▶ **Aim of the task**
Check every line of the material below for the string "this", and return the ones that have it.

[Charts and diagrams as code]
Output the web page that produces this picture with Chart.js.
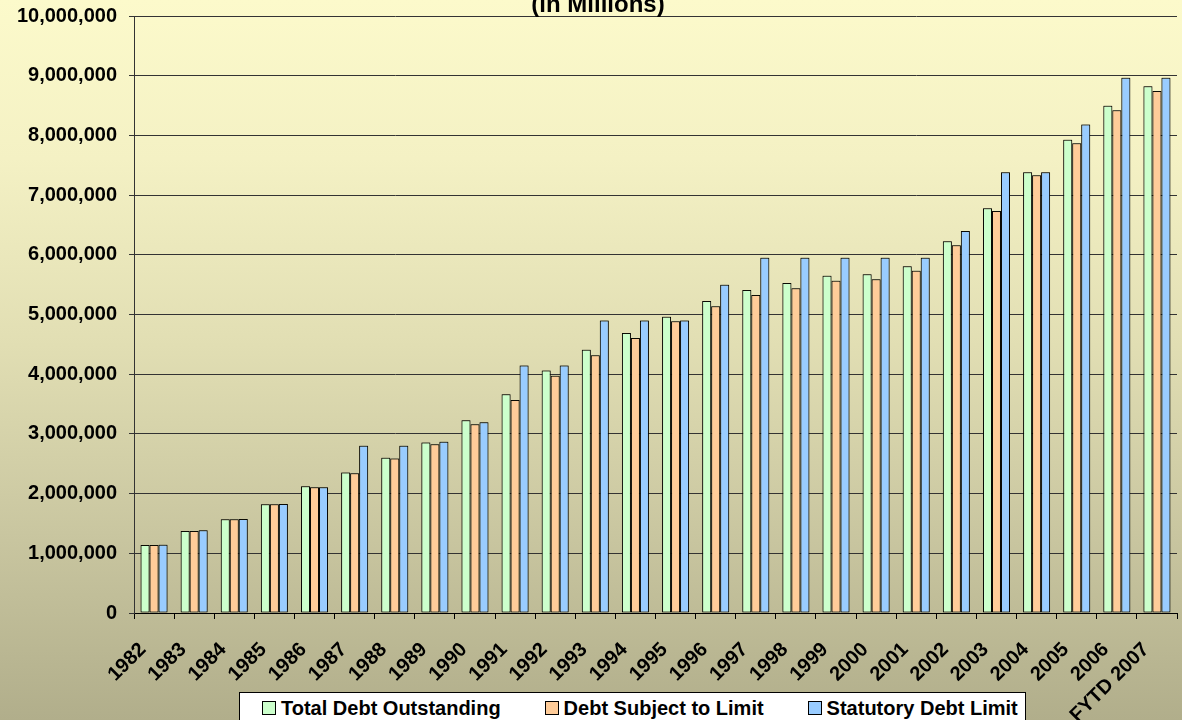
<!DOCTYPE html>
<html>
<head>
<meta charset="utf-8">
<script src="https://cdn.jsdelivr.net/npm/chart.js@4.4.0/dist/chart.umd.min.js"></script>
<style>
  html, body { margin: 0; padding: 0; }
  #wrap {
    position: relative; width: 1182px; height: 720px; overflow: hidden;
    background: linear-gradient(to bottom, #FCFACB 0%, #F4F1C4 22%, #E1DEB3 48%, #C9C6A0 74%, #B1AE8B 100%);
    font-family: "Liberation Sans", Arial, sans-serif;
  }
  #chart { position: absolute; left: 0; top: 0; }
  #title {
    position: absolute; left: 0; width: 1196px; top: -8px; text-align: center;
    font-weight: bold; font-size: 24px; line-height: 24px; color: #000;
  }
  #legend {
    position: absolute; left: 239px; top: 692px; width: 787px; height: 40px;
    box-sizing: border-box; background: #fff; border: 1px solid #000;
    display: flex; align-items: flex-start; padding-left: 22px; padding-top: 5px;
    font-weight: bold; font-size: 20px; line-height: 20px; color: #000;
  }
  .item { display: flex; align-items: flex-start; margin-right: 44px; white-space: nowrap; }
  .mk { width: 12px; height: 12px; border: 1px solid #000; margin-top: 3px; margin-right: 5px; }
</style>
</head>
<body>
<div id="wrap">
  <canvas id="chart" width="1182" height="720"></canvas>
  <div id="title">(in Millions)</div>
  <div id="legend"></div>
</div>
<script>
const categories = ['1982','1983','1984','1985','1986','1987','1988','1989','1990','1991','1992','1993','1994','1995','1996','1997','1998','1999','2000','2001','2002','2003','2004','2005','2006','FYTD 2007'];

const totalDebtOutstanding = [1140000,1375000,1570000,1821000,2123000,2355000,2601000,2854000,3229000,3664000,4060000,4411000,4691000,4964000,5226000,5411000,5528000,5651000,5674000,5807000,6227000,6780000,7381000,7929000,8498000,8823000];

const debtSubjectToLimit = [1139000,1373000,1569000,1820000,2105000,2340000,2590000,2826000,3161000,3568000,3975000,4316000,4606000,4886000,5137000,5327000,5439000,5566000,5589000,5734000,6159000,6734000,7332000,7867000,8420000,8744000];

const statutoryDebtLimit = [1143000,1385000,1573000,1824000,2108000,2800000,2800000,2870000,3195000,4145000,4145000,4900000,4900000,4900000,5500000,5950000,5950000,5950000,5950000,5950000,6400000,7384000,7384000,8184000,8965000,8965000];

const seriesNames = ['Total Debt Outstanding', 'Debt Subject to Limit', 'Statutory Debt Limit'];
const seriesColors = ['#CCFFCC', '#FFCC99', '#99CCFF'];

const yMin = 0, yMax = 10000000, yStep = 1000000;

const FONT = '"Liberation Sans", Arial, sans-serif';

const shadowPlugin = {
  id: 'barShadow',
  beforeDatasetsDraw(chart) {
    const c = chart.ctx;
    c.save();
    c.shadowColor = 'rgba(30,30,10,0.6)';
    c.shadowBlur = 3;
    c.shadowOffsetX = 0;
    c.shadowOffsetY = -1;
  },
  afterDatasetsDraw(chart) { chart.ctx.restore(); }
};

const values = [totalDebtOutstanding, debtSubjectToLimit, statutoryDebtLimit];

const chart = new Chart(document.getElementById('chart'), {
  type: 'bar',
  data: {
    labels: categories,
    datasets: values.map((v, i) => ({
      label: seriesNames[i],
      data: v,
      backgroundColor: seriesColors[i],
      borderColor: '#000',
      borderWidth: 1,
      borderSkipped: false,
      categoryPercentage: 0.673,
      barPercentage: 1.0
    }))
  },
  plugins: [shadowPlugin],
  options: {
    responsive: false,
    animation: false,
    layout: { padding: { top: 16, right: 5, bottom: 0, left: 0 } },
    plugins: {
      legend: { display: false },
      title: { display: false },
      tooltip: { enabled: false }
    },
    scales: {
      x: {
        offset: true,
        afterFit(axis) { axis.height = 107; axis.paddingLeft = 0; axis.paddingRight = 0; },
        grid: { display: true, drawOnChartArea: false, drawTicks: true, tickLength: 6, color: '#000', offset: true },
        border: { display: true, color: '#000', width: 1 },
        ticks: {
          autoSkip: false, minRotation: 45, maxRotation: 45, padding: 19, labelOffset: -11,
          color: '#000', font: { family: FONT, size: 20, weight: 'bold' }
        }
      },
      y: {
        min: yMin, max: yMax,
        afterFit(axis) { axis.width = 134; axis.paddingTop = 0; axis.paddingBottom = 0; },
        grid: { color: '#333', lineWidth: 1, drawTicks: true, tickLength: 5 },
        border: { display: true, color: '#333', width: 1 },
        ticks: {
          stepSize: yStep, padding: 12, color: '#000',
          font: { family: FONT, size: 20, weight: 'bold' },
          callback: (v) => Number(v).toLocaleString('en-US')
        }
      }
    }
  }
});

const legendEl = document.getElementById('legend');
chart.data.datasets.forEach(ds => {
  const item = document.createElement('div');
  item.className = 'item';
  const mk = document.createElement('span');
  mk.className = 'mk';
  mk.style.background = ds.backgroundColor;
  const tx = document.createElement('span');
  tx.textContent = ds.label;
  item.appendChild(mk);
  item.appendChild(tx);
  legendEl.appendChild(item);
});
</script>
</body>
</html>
--
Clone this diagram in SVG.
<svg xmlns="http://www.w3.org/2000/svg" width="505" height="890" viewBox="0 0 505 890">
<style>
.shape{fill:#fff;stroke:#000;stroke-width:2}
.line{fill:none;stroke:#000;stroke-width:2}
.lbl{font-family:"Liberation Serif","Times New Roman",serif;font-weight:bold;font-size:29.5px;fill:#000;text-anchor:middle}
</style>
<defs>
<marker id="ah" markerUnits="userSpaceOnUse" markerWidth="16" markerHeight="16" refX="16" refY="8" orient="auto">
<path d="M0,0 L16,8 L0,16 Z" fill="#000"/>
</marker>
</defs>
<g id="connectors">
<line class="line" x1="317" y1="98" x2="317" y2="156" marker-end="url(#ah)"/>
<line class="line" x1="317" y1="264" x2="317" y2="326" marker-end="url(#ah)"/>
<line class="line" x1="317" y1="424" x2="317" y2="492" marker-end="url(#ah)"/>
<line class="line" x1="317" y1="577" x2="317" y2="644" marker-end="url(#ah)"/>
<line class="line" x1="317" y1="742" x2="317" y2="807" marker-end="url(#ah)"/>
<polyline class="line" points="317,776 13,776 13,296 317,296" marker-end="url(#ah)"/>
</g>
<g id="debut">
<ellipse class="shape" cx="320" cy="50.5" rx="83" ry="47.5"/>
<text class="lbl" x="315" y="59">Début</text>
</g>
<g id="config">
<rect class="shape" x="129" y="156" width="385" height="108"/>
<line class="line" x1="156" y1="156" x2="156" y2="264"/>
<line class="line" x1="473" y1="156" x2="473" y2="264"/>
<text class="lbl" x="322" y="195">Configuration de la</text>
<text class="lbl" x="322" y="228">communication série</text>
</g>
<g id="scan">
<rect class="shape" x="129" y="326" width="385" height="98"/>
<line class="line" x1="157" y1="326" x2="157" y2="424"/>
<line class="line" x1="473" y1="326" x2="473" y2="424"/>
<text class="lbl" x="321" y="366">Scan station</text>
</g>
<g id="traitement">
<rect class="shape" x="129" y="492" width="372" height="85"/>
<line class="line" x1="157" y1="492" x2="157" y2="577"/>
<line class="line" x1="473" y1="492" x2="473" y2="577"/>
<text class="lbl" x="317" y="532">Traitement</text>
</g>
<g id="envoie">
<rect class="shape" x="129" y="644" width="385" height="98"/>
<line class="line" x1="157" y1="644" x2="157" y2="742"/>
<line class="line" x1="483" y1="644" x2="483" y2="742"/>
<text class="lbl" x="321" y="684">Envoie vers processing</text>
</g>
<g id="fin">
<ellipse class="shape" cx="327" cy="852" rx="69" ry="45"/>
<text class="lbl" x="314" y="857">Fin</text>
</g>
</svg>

▶ **Answer to the problem**
Output the web page that produces this picture with Chart.js.
Clone this diagram in SVG.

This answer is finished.